Really drill down to find out exactly what details they’re looking for and how this will alter their future decisions. The more details you get now, the clearer picture you’ll have of how their world works and the role your model plays within it. This should open up new questions, ideas, and avenues that improve your approach.
- Is this model giving you the precision you need?
One reason a collaborative relationship works well is that you’re attuned to different types of problems.
Once you’ve built and tested your model, you will be in a good position to spot training data issues such as overfitting, explaining to business-minded colleagues when there are too many parameters, and why this will make it difficult to establish meaningful patterns.
Meanwhile, though they may not know the relevant data science terms, your domain expert colleague will quickly be able to tell when you have the opposite problem, underfitting, because they can tell you when the model isn’t imprecise or accurate enough to be genuinely useful in the real world. Conversations like these will help you refine and develop the model into something robust and valuable.

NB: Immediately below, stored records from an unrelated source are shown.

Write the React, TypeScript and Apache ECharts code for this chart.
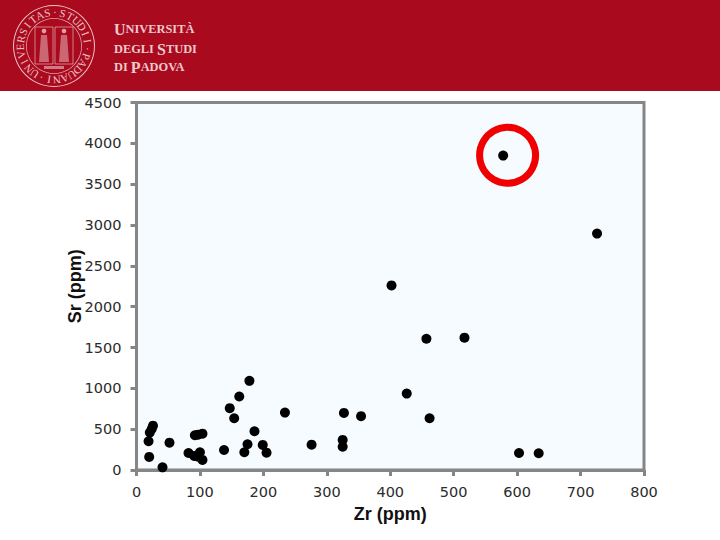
import React, { useEffect, useRef } from "react";
import * as echarts from "echarts";

const xTicks = [0, 100, 200, 300, 400, 500, 600, 700, 800];
const yTicks = [0, 500, 1000, 1500, 2000, 2500, 3000, 3500, 4000, 4500];
const zr = [178, 162, 147, 154, 234, 186, 175, 170, 199, 205, 276, 138, 100, 82, 91, 97, 104, 92, 97, 104, 52, 41, 20, 19, 21, 24, 26, 426, 327, 354, 462, 325, 325, 603, 634, 402, 457, 517, 726, 578];
const sr = [1092, 900, 757, 634, 703, 475, 315, 217, 307, 212, 310, 245, 217, 208, 172, 163, 123, 425, 433, 445, 335, 33, 160, 352, 458, 503, 543, 936, 699, 659, 634, 368, 286, 208, 205, 2260, 1607, 1620, 2895, 3850];
const highlighted = [[585, 3853]];
const sealText = "UNIVERSITAS·STUDII·PADUANI·";
const xName = "Zr (ppm)";
const yName = "Sr (ppm)";

function seal() {
  const cx = 54, cy = 46, items: any[] = [];
  const stroke = "#EBC3C8";
  items.push({ type: "ring", shape: { cx, cy, r: 41, r0: 40 }, style: { fill: stroke } });
  items.push({ type: "ring", shape: { cx, cy, r: 28, r0: 27.2 }, style: { fill: stroke, opacity: 0.8 } });
  const chars = sealText.split("");
  chars.forEach((c, i) => {
    const t = ((215 + (i * 360) / chars.length) * Math.PI) / 180;
    const r = 34;
    items.push({
      type: "text",
      x: cx + r * Math.sin(t),
      y: cy - r * Math.cos(t),
      rotation: -t,
      style: { text: c, fill: stroke, fontFamily: "Liberation Serif", fontSize: 11, align: "center", verticalAlign: "middle" },
    });
  });
  items.push({ type: "rect", shape: { x: 35, y: 27, width: 18, height: 37 }, style: { fill: "none", stroke, lineWidth: 0.8, opacity: 0.8 } });
  items.push({ type: "rect", shape: { x: 55, y: 27, width: 18, height: 37 }, style: { fill: "none", stroke, lineWidth: 0.8, opacity: 0.8 } });
  items.push({ type: "circle", shape: { cx: 44, cy: 31, r: 2.3 }, style: { fill: stroke, opacity: 0.8 } });
  items.push({ type: "circle", shape: { cx: 64, cy: 31, r: 2.3 }, style: { fill: stroke, opacity: 0.8 } });
  items.push({ type: "polygon", shape: { points: [[41, 35], [47, 35], [49, 62], [39, 62]] }, style: { fill: stroke, opacity: 0.5 } });
  items.push({ type: "polygon", shape: { points: [[61, 35], [67, 35], [69, 62], [59, 62]] }, style: { fill: stroke, opacity: 0.5 } });
  items.push({ type: "rect", shape: { x: 44, y: 66, width: 20, height: 3 }, style: { fill: stroke, opacity: 0.6 } });
  return items;
}

function line(x: number, y: number, a: string, b: string, c = "", d = "") {
  const fill = "#EBC9CD";
  const font = { fontFamily: "Liberation Serif", fontWeight: "bold" as const, fill };
  return {
    type: "text", x, y,
    style: {
      text: `{b|${a}}{s|${b}}{b|${c}}{s|${d}}`,
      fill,
      verticalAlign: "middle",
      rich: {
        b: { ...font, fontSize: 16 },
        s: { ...font, fontSize: 12.4 },
      },
    },
  };
}

export default function App() {
  const ref = useRef<HTMLDivElement>(null);
  useEffect(() => {
    document.body.style.margin = "0";
    const chart = echarts.init(ref.current!, undefined, { renderer: "svg" });
    const labelStyle = { color: "#2b2b2b", fontFamily: "DejaVu Sans", fontSize: 14.5 };
    const nameStyle = { color: "#111", fontFamily: "Liberation Sans", fontWeight: "bold" as const, fontSize: 18 };
    chart.setOption({
      animation: false,
      backgroundColor: "#fff",
      grid: {
        show: true, left: 136.5, right: 76, top: 102.5, bottom: 70,
        backgroundColor: "#F5FBFF", borderColor: "#868686", borderWidth: 3,
      },
      xAxis: {
        type: "value", min: 0, max: 800, interval: 100,
        name: xName, nameLocation: "middle", nameGap: 35, nameMoveOverlap: false,
        nameTextStyle: nameStyle,
        axisLine: { show: true, onZero: false, lineStyle: { color: "#868686", width: 3 } },
        axisTick: { show: true, length: 6, lineStyle: { color: "#868686", width: 3 } },
        axisLabel: { ...labelStyle, margin: 14, formatter: (v: number) => (xTicks.includes(v) ? String(v) : "") },
        splitLine: { show: false },
      },
      yAxis: {
        type: "value", min: 0, max: 4500, interval: 500,
        name: yName, nameLocation: "middle", nameGap: 53, nameMoveOverlap: false,
        nameTextStyle: nameStyle,
        axisLine: { show: true, onZero: false, lineStyle: { color: "#868686", width: 3 } },
        axisTick: { show: true, length: 6, lineStyle: { color: "#868686", width: 3 } },
        axisLabel: { ...labelStyle, margin: 15, formatter: (v: number) => (yTicks.includes(v) ? String(v) : "") },
        splitLine: { show: false },
      },
      series: [
        {
          type: "scatter", symbol: "circle", symbolSize: 10, clip: false,
          itemStyle: { color: "#000", opacity: 1 },
          data: zr.map((x, i) => [x, sr[i]]),
        },
        {
          type: "scatter", symbol: "circle", symbolSize: 56, clip: false,
          itemStyle: { color: "transparent", borderColor: "#F00000", borderWidth: 7, opacity: 1 },
          data: highlighted,
        },
      ],
      graphic: [
        {
          type: "group", silent: true, z: 100,
          children: [
            { type: "rect", shape: { x: 0, y: 0, width: 720, height: 91 }, style: { fill: "#AA0A1E" } },
            ...seal(),
            line(114, 29, "U", "NIVERSITÀ"),
            line(114, 49, "", "DEGLI ", "S", "TUDI"),
            line(114, 67, "", "DI ", "P", "ADOVA"),
          ],
        },
      ],
    });
    return () => chart.dispose();
  }, []);
  return <div ref={ref} style={{ width: 720, height: 540, position: "absolute", left: 0, top: 0 }} />;
}
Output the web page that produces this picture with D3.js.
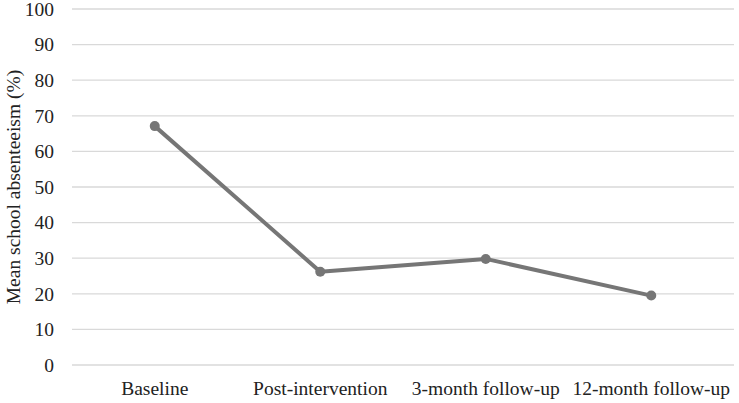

- What data do you wish you had?
Unless you know this sector or industry inside-out, you will probably be left to draw your conclusions from the kind of data the company has amassed in-house. The trouble is, you can’t tell if this gives a limited picture, or if there are actually better ways – and better data – that would lead you to the answers your team needs.
Ask your domain expert colleague if they can explain what kind of data they would kill to have but don’t collect internally. They may not know that it’s possible for you to connect to external data sources until you tell them!
Final thoughts: honesty is the best policy
The key to nailing data science for business is to be open, humble, and upfront about what you don’t know.
Keep asking questions and getting domain experts in your orbit to explain any terms or concepts you aren’t familiar with. If something isn’t obvious, question it. The likelihood is either that this is something you need to understand better to improve your models, or that it’s something your colleagues take for granted, but could do with being challenged and tested by a data scientist (like you).
Either way, encouraging a culture of asking questions and challenging assumptions is really important. That applies on both sides; the more you get non-technical colleagues querying what you do and how it works, the more confident they’ll be about explaining what they need and pointing out potential problems.
Pretending to have more domain knowledge than you really do might save face at the moment, but will slow down in the long run.